The African Democratic Congress (ADC) has derided the latest ambassadorial appointments by President Tinubu describing the nominees as a settlement list of political favours.
The opposition party particularly asked the Senate to reject the appointment of the immediate-past chairman of the Independent National Electoral Commission (INEC), Prof Mahmood Yakubu, as an ambassador.
The party claimed Yakubu’s appointment, barely two years after supervising the election that brought President Tinubu into office, would lend credence to the allegation that the former INEC chief may not have been a neutral umpire in the 2023 election and could further undermine the credibility of the electoral commission.
President Tinubu last week sent the names of 32 ambassadorial nominees to the Senate for confirmation, days after he sent the first batch of three names.
In two separate letters to the Senate President, Godswill Akpabio, President Tinubu asked the Senate to consider and confirm 15 nominees as career ambassadors and 17 nominees as non-career ambassadors.
There are four women on the career ambassadors’ list and six women on the non-career ambassadors’ list.
Among the non-career ambassador designates are Barrister Ogbonnaya Kalu from Abia, a former presidential aide, Reno Omokri (Delta), former chairman of the Independent National Electoral Commission (INEC), Mahmud Yakubu, former Ekiti first lady, Erelu Angela Adebayo, and former Enugu governor, Ifeanyi Ugwuanyi.
But ADC’s national publicity secretary, Mallam Bolaji Abdullahi, said at a time when INEC faces a “major credibility crisis” following the highly disputed and controversial 2023 general election, Yakubu’s nomination for an ambassadorial position sends a dangerous message.
The ADC spokesman, in a statement, argued that it is in Yakubu’s best interest to reject what it described as a “brazenly insensitive” nomination and urged the Senate to reject it as a measure of restoring confidence in the nation’s electoral process.
The party spokesman said that after more than two years of waiting, President Bola Tinubu presented an “outrageously underwhelming” ambassadorial list that appears designed to settle his political IOUs rather than fix Nigeria’s urgent international relations crises.
Abdullahi added that at a time that Nigeria needs a disciplined and credible diplomatic corps, capable of rebuilding the nation’s collapsing credibility on the continent and the rest of the world after two years of thoroughly damaging absence, President Tinubu has surpassed himself by presenting a comic cast of political jobbers, corruption suspects, and patronage of wives, children, and relatives of political associates.
The party however said Yakubu’s appointment is at the heart of this troubling list.

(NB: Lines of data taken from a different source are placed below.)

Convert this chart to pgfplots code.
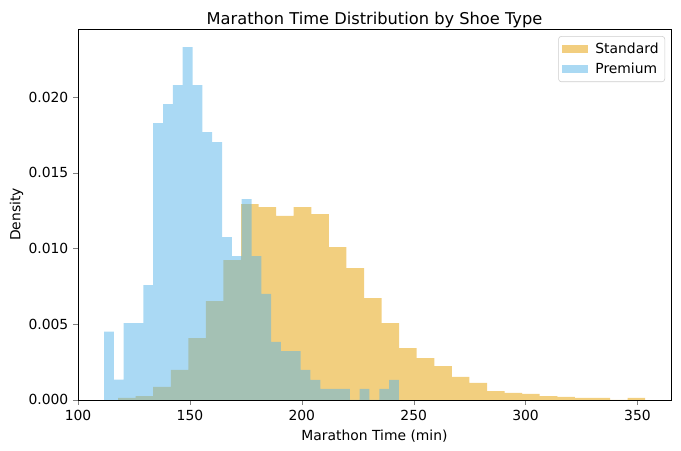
\documentclass[border=0pt]{standalone}
\usepackage{fontspec}
\setmainfont{DejaVu Sans}
\usepackage{pgfplots}
\pgfplotsset{compat=1.18}
\definecolor{stdc}{HTML}{E69F00}
\definecolor{prmc}{HTML}{56B4E9}

% left bin edges, density (last row = right edge)
\pgfplotstableread{
x y
117.88 0.00013
125.73 0.00026
133.58 0.00086
141.44 0.00198
149.29 0.00409
157.14 0.00653
164.99 0.00924
172.85 0.01294
180.70 0.01274
188.55 0.01215
196.40 0.01274
204.26 0.01228
212.11 0.01010
219.96 0.00871
227.81 0.00673
235.67 0.00508
243.52 0.00343
251.37 0.00277
259.22 0.00224
267.08 0.00152
274.93 0.00112
282.78 0.00059
290.63 0.00046
298.48 0.00040
306.34 0.00026
314.19 0.00020
322.04 0.00013
329.89 0.00013
337.75 0.00000
345.60 0.00013
353.45 0.00013
}\standard

\pgfplotstableread{
x y
111.62 0.00451
116.01 0.00134
120.41 0.00508
124.80 0.00508
129.19 0.00759
133.59 0.01828
137.98 0.01954
142.37 0.02079
146.76 0.02330
151.16 0.02079
155.55 0.01769
159.94 0.01703
164.34 0.01076
168.73 0.00950
173.12 0.01327
177.52 0.00950
181.91 0.00700
186.30 0.00383
190.69 0.00323
195.09 0.00323
199.48 0.00198
203.87 0.00132
208.27 0.00073
212.66 0.00073
217.05 0.00073
221.45 0.00000
225.84 0.00073
230.23 0.00000
234.62 0.00073
239.02 0.00132
243.41 0.00132
}\premium

\begin{document}
\begin{tikzpicture}
\useasboundingbox (-56.2pt,-36.7pt) rectangle (434.2pt,288pt);
\begin{axis}[
  at={(0pt,0pt)}, anchor=south west,
  scale only axis,
  width=427pt, height=267.1pt,
  xmin=100, xmax=365,
  ymin=0, ymax=0.0245,
  xtick={100,150,200,250,300,350},
  ytick={0,0.005,0.010,0.015,0.020},
  scaled y ticks=false,
  yticklabel style={/pgf/number format/.cd, fixed, fixed zerofill, precision=3},
  /pgf/number format/assume math mode=true,
  tick align=outside,
  xtick pos=bottom, ytick pos=left,
  major tick length=3.5pt,
  tick label style={font=\fontsize{10}{12}\selectfont},
  label style={font=\fontsize{10}{12}\selectfont},
  ylabel shift=-3pt,
  title style={font=\fontsize{11.7}{14}\selectfont, yshift=-8.5pt},
  title={Marathon Time Distribution by Shoe Type},
  xlabel={Marathon Time (min)},
  ylabel={Density},
  legend style={at={(0.99,0.981)}, anchor=north east,
    draw=black!20, rounded corners=2pt, font=\fontsize{10}{12}\selectfont,
    inner sep=2.5pt, row sep=1.5pt},
  legend cell align=left,
  legend image code/.code={\fill[#1, sharp corners] (0pt,-2.9pt) rectangle (18.7pt,2.9pt);
    \path (22pt,0pt);},
]
\addplot[ybar interval, fill=stdc, fill opacity=0.5, draw=none] table[x=x,y=y] {\standard};
\addlegendentry{Standard}
\addplot[ybar interval, fill=prmc, fill opacity=0.5, draw=none] table[x=x,y=y] {\premium};
\addlegendentry{Premium}
\end{axis}
\end{tikzpicture}
\end{document}
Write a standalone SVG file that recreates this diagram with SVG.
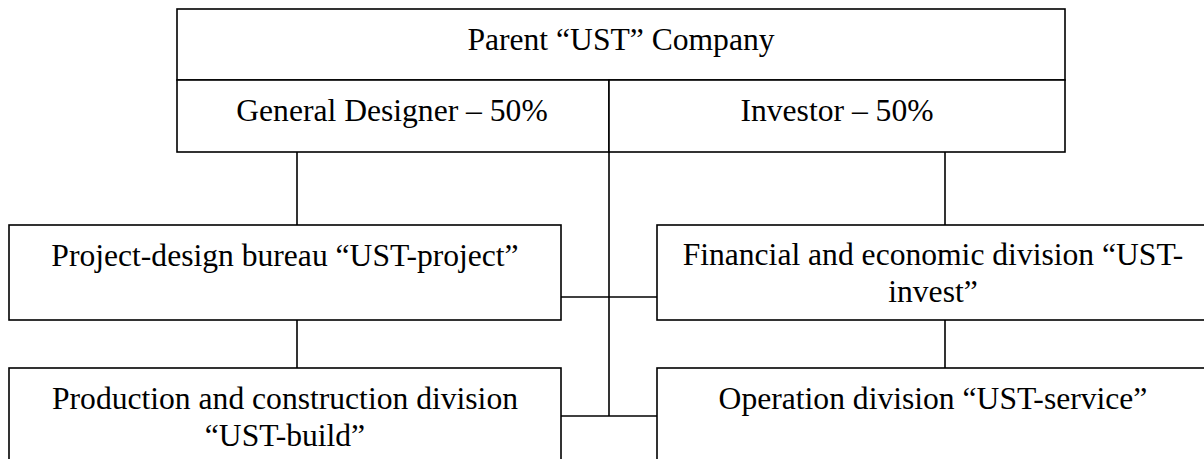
<svg xmlns="http://www.w3.org/2000/svg" width="1204" height="459" viewBox="0 0 1204 459">
  <style>
    .box { fill: #ffffff; stroke: #000000; stroke-width: 1.6; }
    .link { fill: none; stroke: #000000; stroke-width: 1.6; }
    .label { font-family: "Liberation Serif", "Times New Roman", serif; font-size: 31.6px; fill: #000000; text-anchor: middle; }
  </style>
  <rect x="0" y="0" width="1204" height="459" fill="#ffffff"/>

  <!-- connectors -->
  <g id="connectors">
    <line class="link" x1="297" y1="152" x2="297" y2="225"/>
    <line class="link" x1="297" y1="320" x2="297" y2="368"/>
    <line class="link" x1="945" y1="152" x2="945" y2="225"/>
    <line class="link" x1="945" y1="320" x2="945" y2="368"/>
    <line class="link" x1="609" y1="152" x2="609" y2="416"/>
    <line class="link" x1="561" y1="297" x2="657" y2="297"/>
    <line class="link" x1="561" y1="416" x2="657" y2="416"/>
  </g>

  <!-- parent company header -->
  <g id="parent">
    <rect class="box" x="177" y="9" width="888" height="71"/>
    <text class="label" x="621" y="49.5">Parent “UST” Company</text>
  </g>

  <g id="general-designer">
    <rect class="box" x="177" y="80" width="432" height="72"/>
    <text class="label" x="392" y="120.5">General Designer – 50%</text>
  </g>

  <g id="investor">
    <rect class="box" x="609" y="80" width="456" height="72"/>
    <text class="label" x="837" y="120.5">Investor – 50%</text>
  </g>

  <!-- divisions -->
  <g id="ust-project">
    <rect class="box" x="9" y="225" width="552" height="95"/>
    <text class="label" x="285" y="266">Project-design bureau “UST-project”</text>
  </g>

  <g id="ust-invest">
    <rect class="box" x="657" y="225" width="552" height="95"/>
    <text class="label" x="933" y="265">Financial and economic division “UST-</text>
    <text class="label" x="933" y="301.7">invest”</text>
  </g>

  <g id="ust-build">
    <rect class="box" x="9" y="368" width="552" height="100"/>
    <text class="label" x="285" y="409.3">Production and construction division</text>
    <text class="label" x="285" y="446">“UST-build”</text>
  </g>

  <g id="ust-service">
    <rect class="box" x="657" y="368" width="552" height="100"/>
    <text class="label" x="933" y="409">Operation division “UST-service”</text>
  </g>
</svg>
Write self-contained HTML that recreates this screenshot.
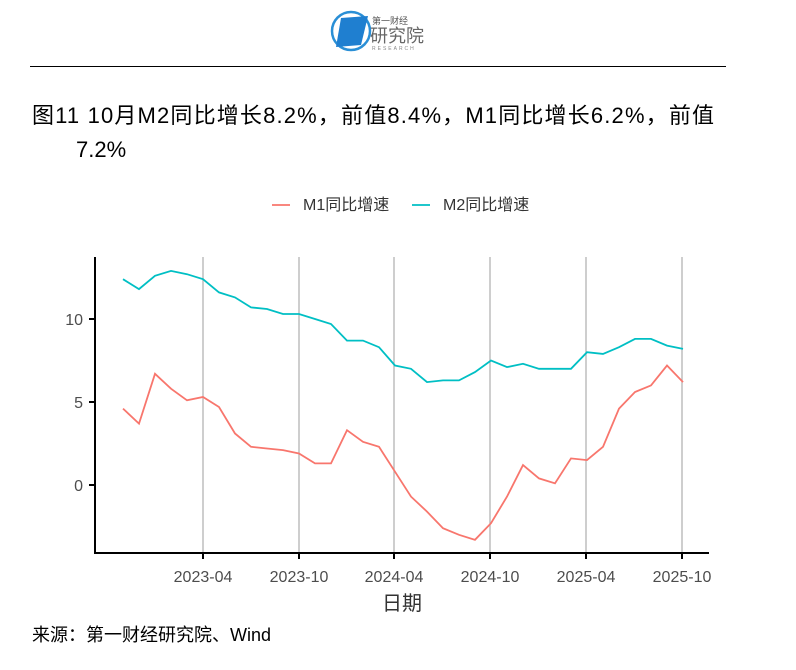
<!DOCTYPE html>
<html><head><meta charset="utf-8"><style>
body{margin:0;width:796px;height:665px;background:#fff;font-family:"Liberation Sans","Noto Sans CJK SC",sans-serif;overflow:hidden}
</style></head><body>
<svg width="796" height="665" xmlns="http://www.w3.org/2000/svg" font-family="Liberation Sans, Noto Sans CJK SC, sans-serif">
<circle cx="351" cy="31" r="19" fill="none" stroke="#2a8fd6" stroke-width="2.5"/>
<path d="M341 18 L368 16 L361 45 L336 47 Z" fill="#1f7fd0"/>
<text x="372" y="24" font-size="9" fill="#555">第一财经</text>
<text x="370" y="42" font-size="18" fill="#666">研究院</text>
<text x="372" y="50" font-size="5" fill="#888" letter-spacing="2">RESEARCH</text>
<line x1="30" y1="66.5" x2="726" y2="66.5" stroke="#000" stroke-width="1"/>
<text x="32" y="123" font-size="22" fill="#000" textLength="682" lengthAdjust="spacing">图11 10月M2同比增长8.2%，前值8.4%，M1同比增长6.2%，前值</text>
<text x="76" y="157" font-size="22" fill="#000">7.2%</text>
<line x1="272" y1="205" x2="290" y2="205" stroke="#f8766d" stroke-width="1.8"/>
<text x="303" y="210" font-size="16" fill="#333">M1同比增速</text>
<line x1="412" y1="205" x2="430" y2="205" stroke="#00bfc4" stroke-width="1.8"/>
<text x="443" y="210" font-size="16" fill="#333">M2同比增速</text>
<g stroke="#b3b3b3" stroke-width="1.3">
<line x1="203" y1="257" x2="203" y2="553"/><line x1="299" y1="257" x2="299" y2="553"/><line x1="394" y1="257" x2="394" y2="553"/><line x1="490" y1="257" x2="490" y2="553"/><line x1="586" y1="257" x2="586" y2="553"/><line x1="682" y1="257" x2="682" y2="553"/>
</g>
<g stroke="#000" stroke-width="2">
<line x1="95" y1="257" x2="95" y2="554"/><line x1="94" y1="553" x2="709" y2="553"/>
<line x1="89" y1="319" x2="95" y2="319"/><line x1="89" y1="402" x2="95" y2="402"/><line x1="89" y1="485" x2="95" y2="485"/>
<line x1="203" y1="553" x2="203" y2="559"/><line x1="299" y1="553" x2="299" y2="559"/><line x1="394" y1="553" x2="394" y2="559"/><line x1="490" y1="553" x2="490" y2="559"/><line x1="586" y1="553" x2="586" y2="559"/><line x1="682" y1="553" x2="682" y2="559"/>
</g>
<g font-size="16" fill="#4d4d4d" text-anchor="end">
<text x="83" y="325">10</text><text x="83" y="408">5</text><text x="83" y="491">0</text>
</g>
<g font-size="16" fill="#4d4d4d" text-anchor="middle">
<text x="203" y="582">2023-04</text><text x="299" y="582">2023-10</text><text x="394" y="582">2024-04</text><text x="490" y="582">2024-10</text><text x="586" y="582">2025-04</text><text x="682" y="582">2025-10</text>
</g>
<text x="402" y="610" font-size="20" fill="#333" text-anchor="middle">日期</text>
<polyline id="m2" fill="none" stroke="#00bfc4" stroke-width="1.8"/>
<polyline id="m1" fill="none" stroke="#f8766d" stroke-width="1.8"/>
<text x="32" y="641" font-size="18" fill="#000">来源：第一财经研究院、Wind</text>
</svg>
<script>
var m1=[4.6,3.7,6.7,5.8,5.1,5.3,4.7,3.1,2.3,2.2,2.1,1.9,1.3,1.3,3.3,2.6,2.3,0.8,-0.7,-1.6,-2.6,-3.0,-3.3,-2.3,-0.7,1.2,0.4,0.1,1.6,1.5,2.3,4.6,5.6,6.0,7.2,6.2];
var m2=[12.4,11.8,12.6,12.9,12.7,12.4,11.6,11.3,10.7,10.6,10.3,10.3,10.0,9.7,8.7,8.7,8.3,7.2,7.0,6.2,6.3,6.3,6.8,7.5,7.1,7.3,7.0,7.0,7.0,8.0,7.9,8.3,8.8,8.8,8.4,8.2];
function p(a){return a.map(function(v,i){return (123+16*i)+","+(485-16.6*v).toFixed(1)}).join(" ")}
document.getElementById("m1").setAttribute("points",p(m1));
document.getElementById("m2").setAttribute("points",p(m2));
</script>
</body></html>
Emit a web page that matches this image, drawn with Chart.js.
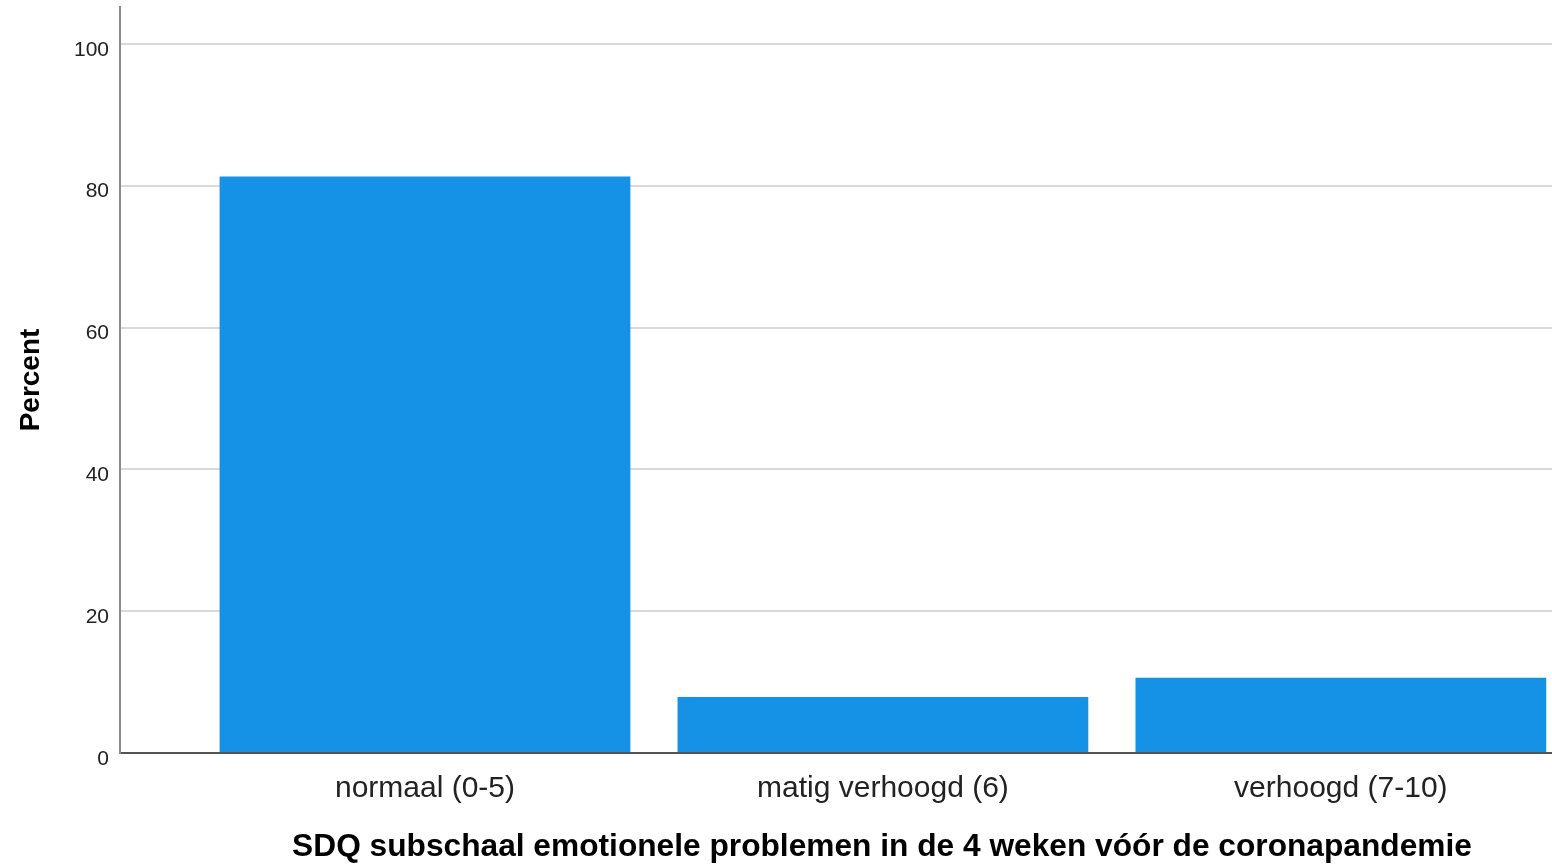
<!DOCTYPE html>
<html>
<head>
<meta charset="utf-8">
<script src="https://cdn.jsdelivr.net/npm/chart.js@4"></script>
<style>
  html, body { margin: 0; padding: 0; background: #fff; }
</style>
</head>
<body>
<canvas id="sdqChart" width="1552" height="866"></canvas>
<script>
// Data
const categories = ["normaal (0-5)", "matig verhoogd (6)", "verhoogd (7-10)"];
const percentValues = [81.3, 7.9, 10.6];
const yTickValues = [0, 20, 40, 60, 80, 100];

Chart.defaults.font.family = 'Arial, "Liberation Sans", sans-serif';

// bars sit on a linear x scale so the spacing matches the original
const points = percentValues.map((v, i) => ({ x: i, y: v }));

// the original picture is cropped on the right: let the plot run past the canvas edge
const extendRight = {
  id: "extendRight",
  afterLayout(chart) {
    const extra = 92;
    const x = chart.scales.x;
    chart.chartArea.right += extra;
    chart.chartArea.width += extra;
    x.right += extra;
    x.width += extra;
    x.configure();
  },
};

new Chart(document.getElementById("sdqChart"), {
  type: "bar",
  data: {
    datasets: [
      {
        label: "Percent",
        data: points,
        backgroundColor: "#1591e6",
        borderWidth: 0,
        categoryPercentage: 1,
        barPercentage: 0.897,
      },
    ],
  },
  plugins: [extendRight],
  options: {
    responsive: false,
    animation: false,
    layout: { padding: { top: 7, right: 0, left: 0, bottom: 0 } },
    plugins: {
      legend: { display: false },
      tooltip: { enabled: false },
    },
    scales: {
      x: {
        type: "linear",
        offset: false,
        min: -0.666,
        max: 2.662,
        afterBuildTicks: (scale) => {
          scale.ticks = categories.map((c, i) => ({ value: i }));
        },
        ticks: {
          callback: (v) => categories[v],
          font: { size: 30 },
          color: "#222",
          padding: 18,
          maxRotation: 0,
          autoSkip: false,
        },
        grid: { display: false, drawTicks: false },
        border: { display: true, color: "#555", width: 2 },
        title: {
          display: true,
          text: "SDQ subschaal emotionele problemen in de 4 weken vóór de coronapandemie",
          font: { size: 31.7, weight: "bold" },
          color: "#000",
          padding: { top: 0, bottom: 0 },
        },
        afterFit: (scale) => {
          scale.height = 113;
          scale.paddingLeft = 0;
          scale.paddingRight = 0;
        },
      },
      y: {
        min: 0,
        max: 105.2,
        afterBuildTicks: (scale) => {
          scale.ticks = yTickValues.map((v) => ({ value: v }));
        },
        ticks: { font: { size: 21 }, color: "#222", padding: 11, labelOffset: 6 },
        grid: {
          color: (ctx) => (ctx.tick && ctx.tick.value === 0 ? "rgba(0,0,0,0)" : "#d9d9d9"),
          lineWidth: 2,
          drawTicks: false,
        },
        border: { color: "#8c8c8c", width: 2 },
        title: {
          display: true,
          text: "Percent",
          font: { size: 28, weight: "bold" },
          color: "#000",
          padding: { top: 14, bottom: 0 },
        },
        afterFit: (scale) => {
          scale.width = 120;
          scale.paddingTop = 0;
          scale.paddingBottom = 0;
        },
      },
    },
  },
});
</script>
</body>
</html>
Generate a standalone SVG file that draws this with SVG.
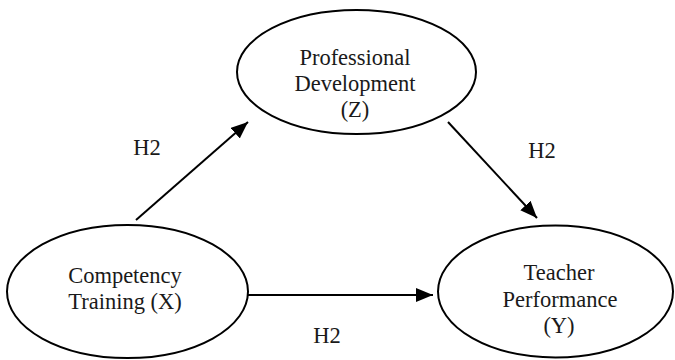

Yakubu conducted the election that brought Tinubu in as President of Nigeria.
The ADC said Yakubu’s pick is embarrassingly insensitive, coming barely two years after supervising a “highly controversial election that ushered in Tinubu as president and only a few weeks after leaving office as INEC Chairman.”
ADC noted that Yakubu’s appointment blurs what should be a distinct line between players and umpires.
It added that If allowed to stand, it would set a dangerous precedent where future INEC chairmen and commissioners may begin to see their positions as stepping stones to future political rewards.
“Once that mindset enters the bloodstream of our electoral system, neutrality becomes impossible, partisanship becomes inevitable, and elections become transactional.
“A cursory review of the list would show that almost all the nominees fall into three categories: former career diplomats or ambassadors, political supporters or their relatives, and members of the president’s political party. We wonder in which of these three categories Prof. Yakubu belongs. The implication of this is deeply unsettling indeed.
“We are aware that there is no stipulated “cooling off” period under our laws, but even when the law is silent, ethical standards must be upheld, especially when the situation attacks the very foundation of our democracy.
“We therefore call on Prof. Yakubu to do the patriotic thing and reject this appointment for the sake of INEC’s institutional credibility, the integrity of future elections, and the preservation of his own legacy. Failing to do so, we call on the Senate to reject his nomination in the interest of our democracy,” the ADC said.